Como dissemos queremos trazer elementos para a constituição de um novo direito, o direito à cidade sustentável, a discussão surge a partir dos crescentes e alarmantes problemas das grandes cidades em nosso planeta, sobretudo, nos chamados países em desenvolvimento, problemas como a pobreza, a ausência de saneamento-básico, a exclusão social e a degradação do solo urbano, esta discussão é ampliada quando os Estados Nacões e as Organizações não-governamentais percebem que o atual modelo civilizatório é incompatível com a preservação da vida na terra e  que o desenvolvimento econômico  não se move entre o infinito dos recursos naturais e o infinito do crescimento, impõe-se, portanto, a superação do clássico penso, logo existo por um sinto, logo compartilho.
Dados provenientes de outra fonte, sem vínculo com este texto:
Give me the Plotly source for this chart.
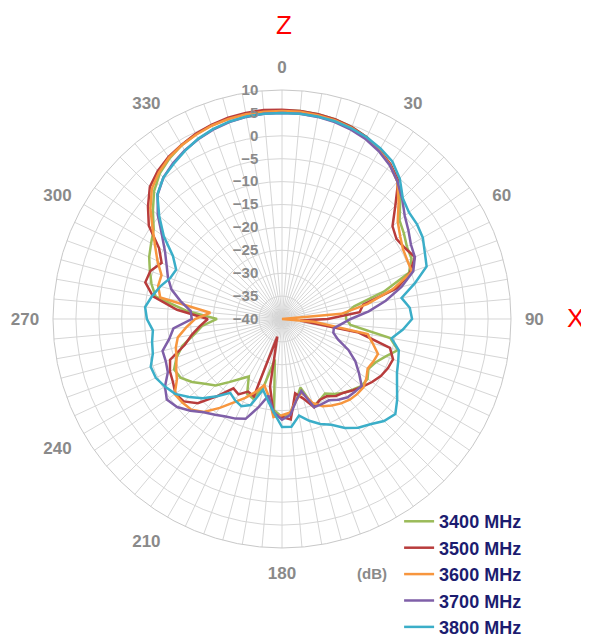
import plotly.graph_objects as go

angles = list(range(0, 360, 5))

series_names = ["3400 MHz", "3500 MHz", "3600 MHz", "3700 MHz", "3800 MHz"]
series_colors = ["#9BBB59", "#B83C3C", "#F7963E", "#7F5FA8", "#3BAEC8"]

g3400 = [5.6, 5.6, 5.4, 5.1, 4.6, 3.8, 2.6, 1.2, -0.8, -3.5,
         -6.5, -7.5, -8.5, -8.8, -10.5, -17, -24, -26, -26, -25,
         -16, -13.8, -16, -17.5, -18.2, -17.2, -17.3, -18.2, -19, -20,
         -21.2, -20.5, -19.7, -24.5, -22, -19.5, -18.6, -20, -31, -25,
         -21.5, -22, -25.5, -24, -22, -19.5, -18, -16, -14.4, -14,
         -15.5, -17.5, -20.5, -22.5, -25.8, -19, -12, -10.5, -9.3, -8,
         -7, -5.8, -3.2, -0.5, 1.5, 2.8, 3.8, 4.5, 5.0, 5.3,
         5.5, 5.6]

g3500 = [5.7, 5.6, 5.4, 5.1, 4.6, 3.8, 2.6, 1.3, -0.5, -5,
         -8.5, -9.5, -9, -8, -10.2, -14, -22, -23, -30, -36,
         -23, -15.6, -14.2, -14.5, -15.1, -16, -17, -18, -19, -19.5,
         -20.5, -20.5, -19.5, -22, -23.5, -18, -18.6, -19, -25, -36,
         -22, -22.5, -21, -21.5, -18, -14, -12, -11.6, -12.5, -13,
         -14, -18, -20, -22, -23.8, -17, -11.4, -9.1, -9.4, -11,
         -9, -4.5, -1.8, 0.8, 2.2, 3.2, 3.9, 4.6, 5.1, 5.5,
         5.7, 5.8]

g3600 = [5.4, 5.4, 5.2, 4.9, 4.4, 3.6, 2.5, 1.1, -0.8, -4,
         -7, -8.5, -9.5, -9.8, -9.8, -15, -21, -27, -40, -33,
         -21, -19.5, -17.7, -18, -18.4, -17.5, -16.8, -16.8, -17, -17.5,
         -18.2, -19, -20.5, -23.4, -22, -19.5, -19, -18.5, -23, -25,
         -23, -21, -19, -16.3, -13.5, -12, -11.6, -11.4, -13.5, -14.5,
         -15.5, -16, -16.9, -19, -21, -24.3, -13, -12, -12, -10,
         -8, -5.5, -2.5, 0.2, 1.8, 3, 3.8, 4.4, 4.9, 5.2,
         5.4, 5.4]

g3700 = [5.0, 5.0, 4.8, 4.5, 4.0, 3.3, 2.3, 1.0, -0.8, -2.9,
         -5, -6.3, -7.5, -8, -9.5, -13, -17, -21, -25, -27,
         -28.5, -28.4, -27, -24, -21.5, -19.5, -17.3, -17.5, -17.7, -18.5,
         -19.5, -19.5, -19.5, -23.7, -22, -19, -18, -19.5, -23, -20,
         -16.8, -16, -15.4, -14.5, -13.4, -11.7, -10.1, -9.3, -10.5, -12.5,
         -13, -13, -15, -16.2, -20.3, -20, -17.5, -15, -13.5, -12.2,
         -10.5, -8, -4.6, -1.6, 0.3, 1.5, 2.5, 3.3, 4.0, 4.5,
         4.8, 5.0]

g3800 = [5.0, 5.0, 4.9, 4.7, 4.3, 3.8, 3.0, 2.0, 0, -2.7,
         -3.8, -4, -4.5, -5.6, -6.4, -10, -13.5, -12, -11.6, -13.5,
         -15.7, -13.6, -13, -12.3, -11, -9.3, -7.7, -8.5, -10, -11,
         -12.5, -14.5, -15.6, -17, -18.6, -16.4, -16.4, -19.5, -22, -24,
         -20, -19, -19.5, -20.3, -18, -15.5, -13.5, -11.5, -10.5, -9.6,
         -9.5, -10.8, -11.2, -11.7, -10.5, -10, -11.2, -12.5, -14, -14.5,
         -12.5, -8.5, -5, -1.5, 0.3, 1.3, 2.4, 3.4, 4.1, 4.6,
         4.9, 5.0]

series_values = [g3400, g3500, g3600, g3700, g3800]

angle_ticks = list(range(0, 360, 5))
angle_shown = [0, 30, 60, 90, 180, 210, 240, 270, 300, 330]
angle_labels = [str(a) if a in angle_shown else "" for a in angle_ticks]
radial_ticks = list(range(-40, 11, 5))

fig = go.Figure()
for name, color, vals in zip(series_names, series_colors, series_values):
    fig.add_trace(go.Scatterpolar(
        r=vals + vals[:1],
        theta=angles + angles[:1],
        mode="lines",
        name=name,
        line=dict(color=color, width=2.5),
    ))

gray = "#8a8a8a"
fig.update_layout(
    width=589, height=638,
    margin=dict(l=0, r=0, t=0, b=0),
    paper_bgcolor="white",
    font=dict(family="Liberation Sans, Arial, sans-serif"),
    polar=dict(
        domain=dict(x=[0.0764, 0.854], y=[0.1536, 0.8715]),
        bgcolor="white",
        angularaxis=dict(
            rotation=90, direction="clockwise",
            tickmode="array", tickvals=angle_ticks, ticktext=angle_labels,
            ticks="outside", ticklen=10, tickcolor="rgba(0,0,0,0)",
            gridcolor="#d6d6d6", gridwidth=1,
            showline=True, linecolor="#c8c8c8", linewidth=1,
            tickfont=dict(size=17, color=gray, weight="bold"),
        ),
        radialaxis=dict(
            range=[-40, 10], tickmode="array", tickvals=radial_ticks,
            angle=90, tickangle=90, side="counterclockwise",
            showline=False, ticks="outside", ticklen=18,
            tickcolor="rgba(0,0,0,0)",
            gridcolor="#d6d6d6", gridwidth=1,
            tickfont=dict(size=15, color=gray, weight="bold"),
        ),
    ),
    legend=dict(
        x=0.664, y=0.224, xanchor="left", yanchor="top",
        font=dict(size=18, color="#1c1c70", weight="bold"),
        bgcolor="rgba(255,255,255,0)",
        tracegroupgap=0, itemwidth=30,
    ),
    annotations=[
        dict(text="Z", x=0.4686, y=0.9734, xref="paper", yref="paper",
             xanchor="center", yanchor="middle",
             showarrow=False, font=dict(size=26, color="red")),
        dict(text="X", x=0.9627, y=0.514, xref="paper", yref="paper",
             xanchor="center", yanchor="middle",
             showarrow=False, font=dict(size=26, color="red")),
        dict(text="(dB)", x=0.618, y=0.1144, xref="paper", yref="paper",
             xanchor="center", yanchor="middle",
             showarrow=False, font=dict(size=15, color=gray, weight="bold")),
    ],
)

fig.write_html("out.html")
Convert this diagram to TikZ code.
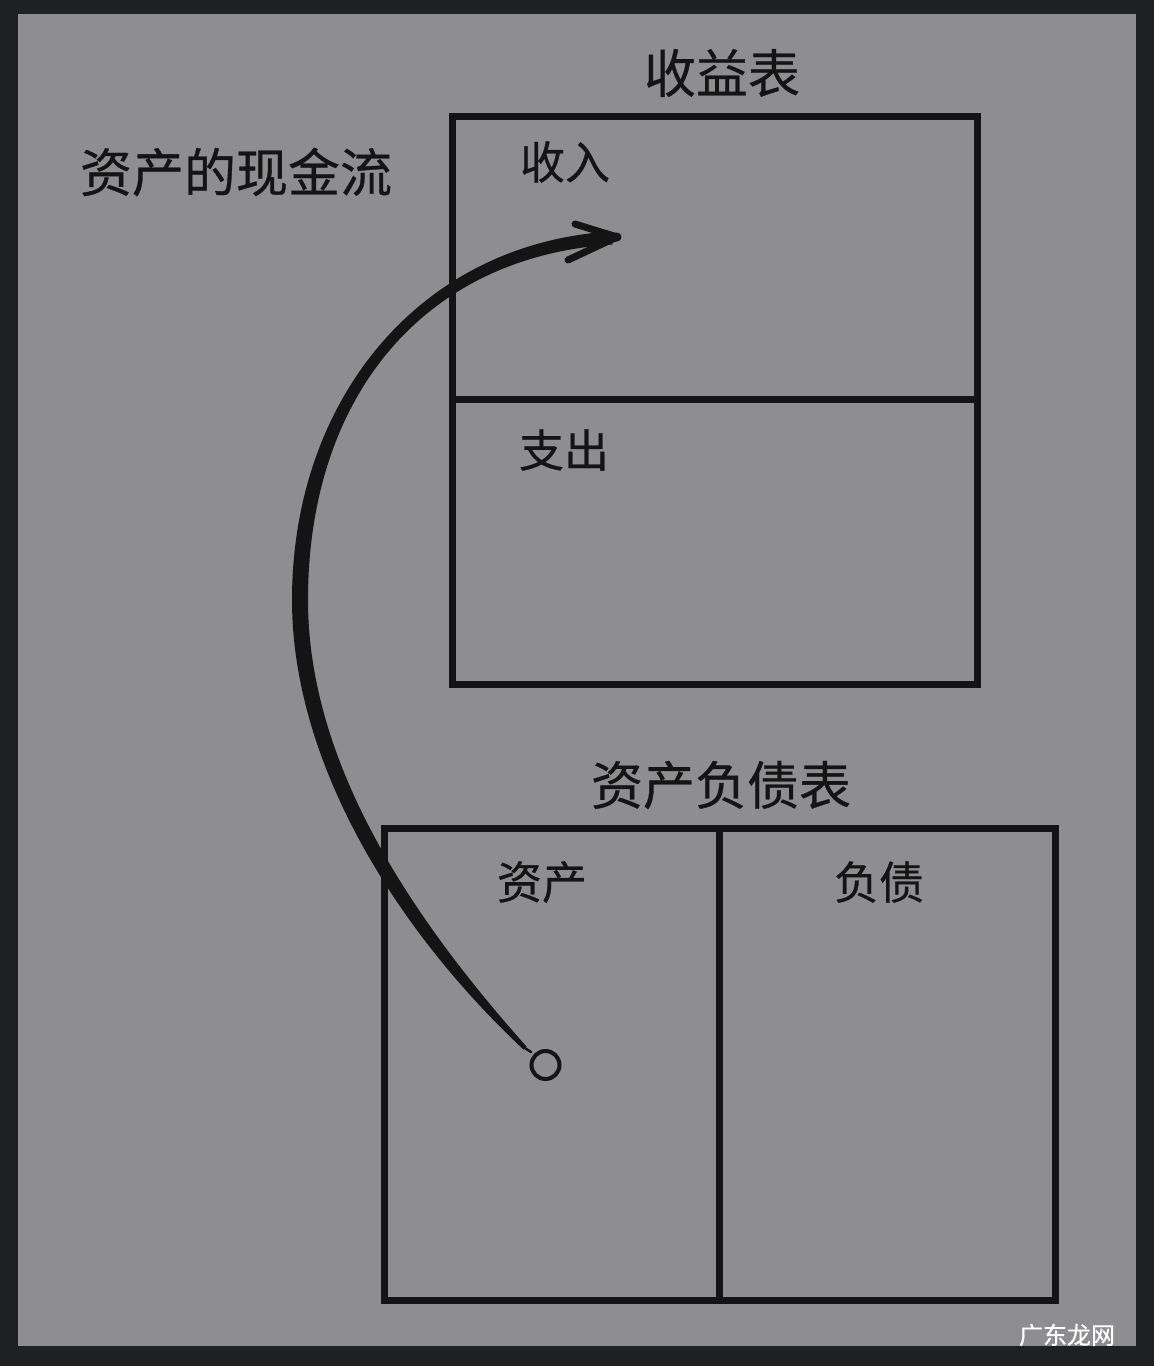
\documentclass[tikz,border=0pt]{standalone}
\usepackage{fontspec}
\newfontfamily\cjk[FakeBold=0.6]{Noto Sans CJK SC}
\definecolor{frame}{HTML}{1F2023}
\definecolor{paper}{HTML}{8E8E90}
\definecolor{ink}{HTML}{141414}
\tikzset{
  title/.style={font=\cjk\fontsize{52}{62}\selectfont, text=ink, inner sep=0pt},
  label/.style={font=\cjk\fontsize{45}{54}\selectfont, text=ink, inner sep=0pt},
  panel/.style={draw=ink, line width=7pt},
}
\begin{document}
\begin{tikzpicture}[x=1pt,y=-1pt]
\useasboundingbox (0,0) rectangle (1154,1366);
\fill[frame] (0,0) rectangle (1154,1366);
\fill[paper] (18,14) rectangle (1136,1346);

% income statement
\draw[panel] (452,116) rectangle (977,684);
\draw[panel] (452,399) -- (977,399);
% balance sheet
\draw[panel] (384,828) rectangle (1055,1300);
\draw[panel] (719,828) -- (719,1300);

\node[title] (t1) at (722,73) {收益表};
\node[title] (t2) at (236,172) {资产的现金流};
\node[label] (inc) at (565,162) {收入};
\node[label] (exp) at (564,450) {支出};
\node[title] (t3) at (721,785) {资产负债表};
\node[label] (ast) at (542,882) {资产};
\node[label] (lia) at (879,882) {负债};

% circle
\node[draw=ink, line width=4pt, circle, minimum size=28pt, inner sep=0pt] (c) at (545.5,1065) {};
\coordinate (tail) at (525,1048);
\coordinate (tip) at (617,237);

% brush stroke arrow
\fill[ink] (523.5,1049.5) .. controls (392.8,927) and (292,760) .. (292,600)
  .. controls (292,400) and (419.6,243) .. (611.6,231.5)
  -- (612.4,244.5)
  .. controls (420.4,257) and (308,400) .. (308,600)
  .. controls (308,760) and (407.2,913) .. (526.5,1046.5) -- cycle;
\draw[ink, line width=2.5pt, line cap=round] (tail) -- (531,1052);
\draw[ink, line width=7pt, line cap=round] (575,224) -- (tip);
\draw[ink, line width=7pt, line cap=round] (568,260) -- (tip);
\draw[ink, line width=9pt, line cap=round] (590,238) -- (tip);

% watermark
\node[font=\cjk\fontsize{24}{28}\selectfont, text=white, inner sep=0pt] (wm) at (1067,1335) {广东龙网};
\end{tikzpicture}
\end{document}
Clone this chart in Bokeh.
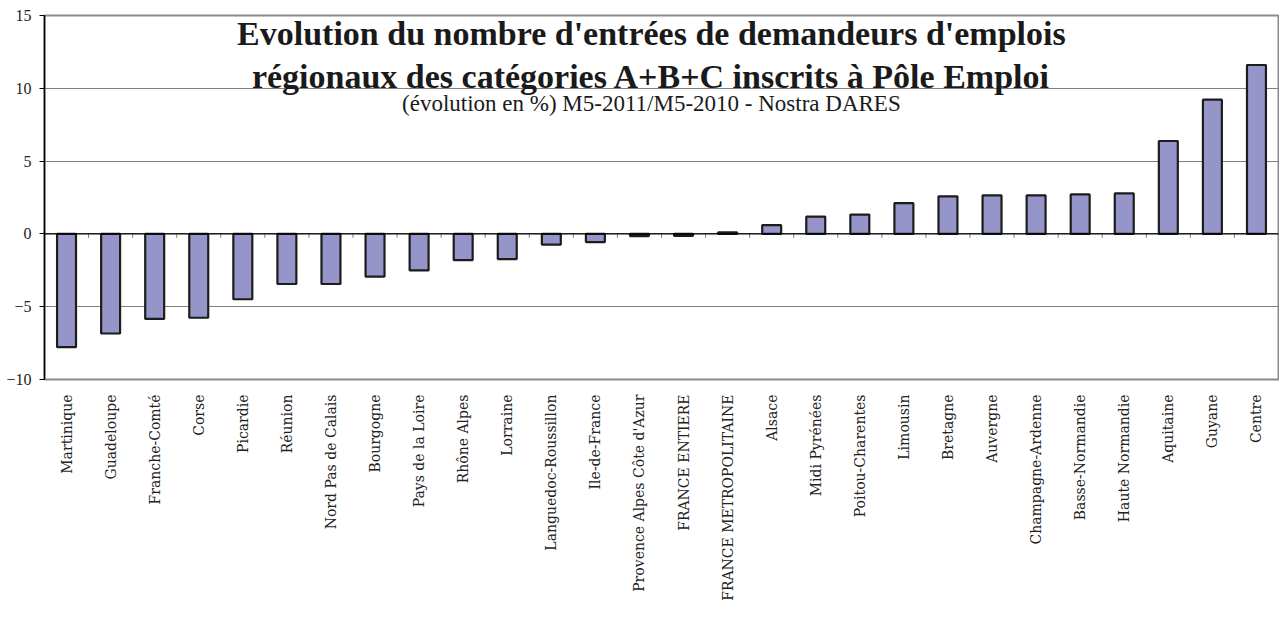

Destacamos dois momentos históricos como emblemáticos na reflexão dos problemas ambientais nas grandes cidades, como foram as conferências internacionais, Eco-92 realizada no Rio de Janeiro e a HABITAT II realizada em Istambul em 1996, na Eco-92 encontraremos a consolidação de um conceito de desenvolvimento sustentável, que visa atender às necessidades do presente sem comprometer as necessidades das futuras gerações, nesse sentido diversas indagações assombram os pesquisadores, tendo em vista que nas grandes cidades agigantam-se os problemas advindos do atual modelo que produz nos países subdesenvolvidos a pobreza e a destruição ambiental e nos países desenvolvidos o consumo exagerado que também contribui com a degradação ambiental.


Cristiane Derani afirma que o desenvolvimento sustentável deve instrumentalizar políticas de desenvolvimento com base no aumento da qualidade das condições existenciais dos cidadãos. Com essa percepção indagamos qual é a função do direito ?.


Entendemos que o direito deva liderar um processo de reconstrução de novos valores éticos, o que se faz urgente, numa sociedade de risco, conforme afirma Ulrich Beck, Sociólogo alemão, que fora assistente de Niklas Luhmann.  A sociedade de Risco é produto da globalização que vem desintegrando a sociedade, para superar esse dilema é necessário, segundo Beck, multiplicar o direito à informação e a educação ambiental.


O direito à cidade sustentável, portanto, deverá obrigatoriamente, possuir uma fundamentação ética, nesse termos a teoria discursiva do direito de Jürgen Habermas é em nosso entendimento a que melhor se aplica, uma  vez que a mesma possui como pressupostos: a) a ação comunicativa, que se funda numa Ética discursiva, que é o processo de interação linguisticamente mediado, voltado para os interesses emancipatórios da humanidade; b) o combate à jurisdicização da vida cotidiana, que é um novo tipo de dependência entre o cidadão e o aparelho burocrático do Estado, que leva ao empobrecimento cultural; c) e é uma teoria que busca remover os obstáculos à ampla participação do cidadãos nos processos de decidibilidade jurídica.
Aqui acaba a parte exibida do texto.